Once again, one of our two parties confused partisan interest with national interest. While Ryan’s plan does indeed ultimately end Medicare in its current form and represents a radical view, it could have also been the basis for a real discussion of how to save Medicare. No one should operate under the illusion that the program—or, for that matter, Social Security and Medicaid—can continue unreformed without destroying the US economy’s ability to grow. But politics, even two years before the 2012 presidential election, won the day.
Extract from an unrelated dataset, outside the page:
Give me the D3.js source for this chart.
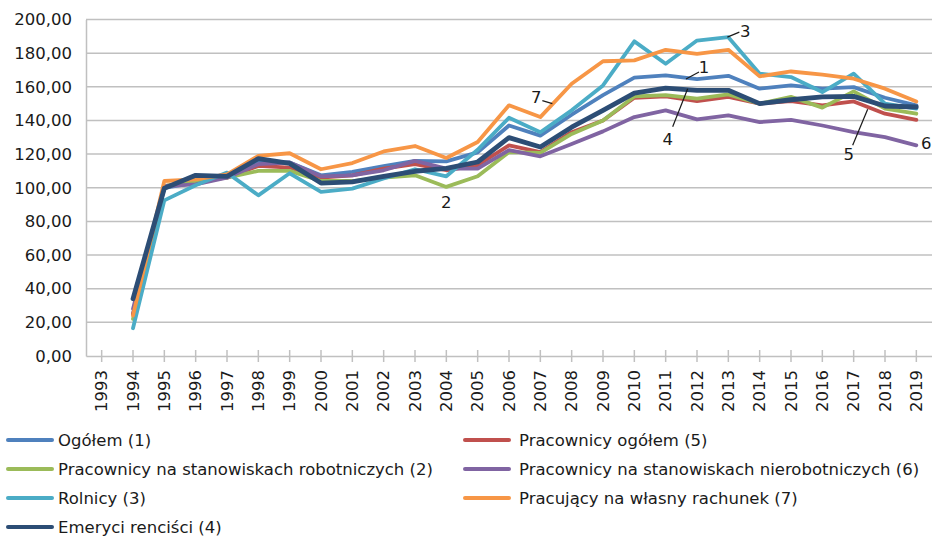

Today, Medicare looks even less sustainable than it did in 2012. What’s the Democratic plan for saving it? So far, it seems like the plan is to confine any sentient conversation to two syllables so that Florida newspapers can write good headlines. If you wonder why American voters seem to be veering from right to left and back again in one election after another, this is part of it: “Victory” to both parties is identified in terms of votes rather than what is good for the United States and its citizens. What a shame its citizens aren’t just a bit harder to fool.

***An entertaining way to spend a few moments is to Google “mantle of Reagan.” The usual suspects struggling to don it, of course, but also some real laughers.